Thanksgiving Travel Blues
I didn’t plan how I was going to get out of Missoula to visit my Grandparents in Havre soon enough. I figured that some combination of sharing a ride, taking the bus, and hoping a train would get me the 278 miles from Missoula to the Havre. I was wrong.
First, my requirements:
- I had to work Tuesday night in Missoula until 11:30 PM.
- I needed to be in Havre by noon on Turkeyday.
- I could have caught a ride with my parents from Helena to Havre no later than Wednesday afternoon.
- All told, I had a 36.5 hour window of time to get from Missoula to Havre.
- It’s a 4.5 hour drive, but I don’t have a car/don’t believe in using a car unless I have too.
Here is a catalogue of the problems that I encountered:
- I couldn’t take Amtrak from Whitefish to Havre, because I couldn’t get to Whitefish. The bus to Whitefish is not synchronized with the train in either direction, so I would have had to spend a night each direction in Whitefish. Couldn’t afford a room, too cold to camp, didn’t want to be delayed by two days.
- I couldn’t take the bus to Helena in time to ride with my folks, because it was an 8-hour-ride. The bus to Helena (an hour-and-a-half drive) goes to Butte first. After a layover and a change of carriers, I would arrive in Helena 7 hours and 55 minutes after I left Missoula — too late for my parents’ schedule.
- I couldn’t use the campus-sponsored rideshare program, because nobody was going where I was. The trips available on Facebook-integrated GoLoco.org would get me to Helena, Whitefish or Great Falls, but before or after my 36.5 hour window.
I don’t mean to nag and complain about this, but I am pretty dedicated to getting from A to B in any way but the Single-Occupant Vehicle, and I couldn’t do it. People who need or want public transportation should be able to get around this state with at least moderate conveinence. If I wasn’t able to borrow my girlfriend’s car (she took the Greyhound to Billings), I may have been stuck away from my family for the Holiday. A few goals/solutions that come to mind:
- Public Transportation should be timed such that it is roughly competative with driving when possible. There should be direct bus routes (at least once a day) to and from most major towns in the state. Helena is the capital, and you can only get to it by bus from Great Falls or Butte once per day.

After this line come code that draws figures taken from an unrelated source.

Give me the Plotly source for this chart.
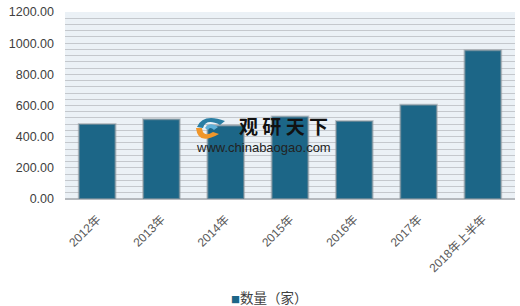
import plotly.graph_objects as go

categories = ["2012年", "2013年", "2014年", "2015年", "2016年", "2017年", "2018年上半年"]
values = [482, 512, 472, 530, 500, 605, 955]
y_ticks = [0, 200, 400, 600, 800, 1000, 1200]
series_name = "数量（家）"

bar_color = "#1c6687"
grid_color = "#c4c8cd"
plot_bg = "#ebf1f6"
text_color = "#595959"

fig = go.Figure()
fig.add_trace(go.Bar(
    x=categories, y=values, name=series_name,
    marker=dict(color=bar_color, line=dict(color="rgba(150,155,160,0.55)", width=2)),
    width=0.57,
    showlegend=False,
))

fig.update_layout(
    width=520, height=306, autosize=False,
    margin=dict(l=65, r=5, t=12, b=107),
    paper_bgcolor="white",
    plot_bgcolor=plot_bg,
    font=dict(family="Liberation Sans, Arial, Noto Sans CJK SC", size=12, color=text_color),
    showlegend=False,
)

fig.update_yaxes(
    range=[0, 1200], tickvals=y_ticks, tickformat=".2f",
    showgrid=True, gridcolor=grid_color, gridwidth=1,
    minor=dict(dtick=40, showgrid=True, gridcolor=grid_color, gridwidth=1),
    zeroline=True, zerolinecolor="#b5b9be", zerolinewidth=2,
    tickfont=dict(size=12.5, color="#404040"), ticks="", ticklabelstandoff=10,
    showline=False,
)
fig.update_xaxes(
    tickangle=-45, tickfont=dict(size=12, color=text_color,
                                 family="Liberation Sans, Noto Sans CJK SC"),
    ticks="", ticklabelstandoff=10, showgrid=False, showline=False,
)

def px_to_paper(px, py):
    return (px - 65) / 450, (199 - py) / 187

def path_from_px(cmds):
    out = []
    for c in cmds:
        if isinstance(c, str):
            out.append(c)
        else:
            x, y = px_to_paper(*c)
            out.append(f"{x:.5f},{y:.5f}")
    return " ".join(out)

# watermark logo (approximate)
blue_path = path_from_px(["M", (197, 127), "Q", (203, 113), (225, 121),
                          "L", (220, 125), "Q", (206, 118), (203, 128), "Z"])
orange_path = path_from_px(["M", (196, 128), "Q", (198, 146), (219, 134),
                            "L", (213, 132), "Q", (203, 138), (202, 128), "Z"])
mid_path = path_from_px(["M", (205, 128), "Q", (210, 121), (218, 127),
                         "L", (214, 130), "Q", (210, 126), (208, 130), "Z"])
fig.add_shape(type="path", xref="paper", yref="paper", path=blue_path,
              fillcolor="#2a7ea3", line=dict(width=0))
fig.add_shape(type="path", xref="paper", yref="paper", path=orange_path,
              fillcolor="#f0962a", line=dict(width=0))
fig.add_shape(type="path", xref="paper", yref="paper", path=mid_path,
              fillcolor="#5fb0d8", line=dict(width=0))

# watermark text
wx, wy = px_to_paper(283, 125)
fig.add_annotation(x=wx, y=wy, xref="paper", yref="paper", text="<b>观 研 天 下</b>",
                   xanchor="center", yanchor="middle", showarrow=False,
                   font=dict(size=19, color="#111111", family="Noto Sans CJK SC"))
ux, uy = px_to_paper(263, 147)
fig.add_annotation(x=ux, y=uy, xref="paper", yref="paper", text="www.chinabaogao.com",
                   xanchor="center", yanchor="middle", showarrow=False,
                   font=dict(size=13, color="#222222", family="Liberation Sans"))

# legend (drawn as text with a coloured square)
lx, ly = px_to_paper(229, 297)
fig.add_annotation(x=lx, y=ly, xref="paper", yref="paper",
                   text=f"<span style='color:{bar_color};font-size:9px'>■</span>{series_name}",
                   xanchor="left", yanchor="middle", showarrow=False,
                   font=dict(size=13.5, color="#404040", family="Noto Sans CJK SC"))

fig.write_html("out.html")
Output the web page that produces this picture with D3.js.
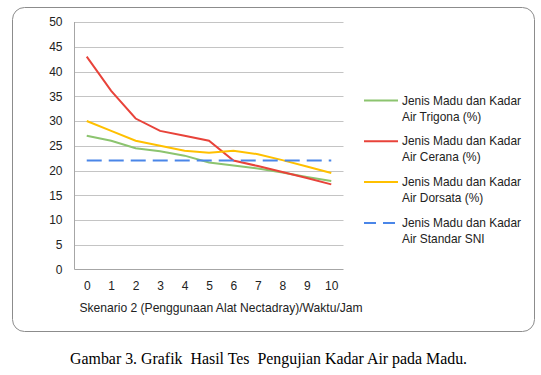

- A mid-way hotel stay should not be necessary when traveling across Montana by bus or train. Connections to and from different bus/train legs should line up with each other for easy transfers and efficiency in travel.
- Corridor bus transportation should be frequent and cheap. Rimrock Trailways could get wheelchair-accessible coaches and apply for federal funding to increase service from Whitefish to Missoula and back; several times a day would serve commuters and those connecting to Amtrak’s Empire Builder. This model could also be extended to the Havre-Great Falls-Helena-Butte-Dillion corridor segments.
- Restoration of Amtrak’s North Coast Hiawatha route should be expedient. Daily trains serving southern Montana would allow for bus resources to be re-approapriated to other areas that need the boost.
Tags: Amtrak, GoLoco, Greyhound, problems, Rimrock Trailways, solutions, statewide
November 24th, 2007 at 11:27 am
This is a really persuasive blog post. Your expectations are entirely reasonable, and there must be plenty of other people in the same situation.
There is no way to know how many people would choose public transportation over driving in Montana if there are no reasonable public transportation options for trips like this.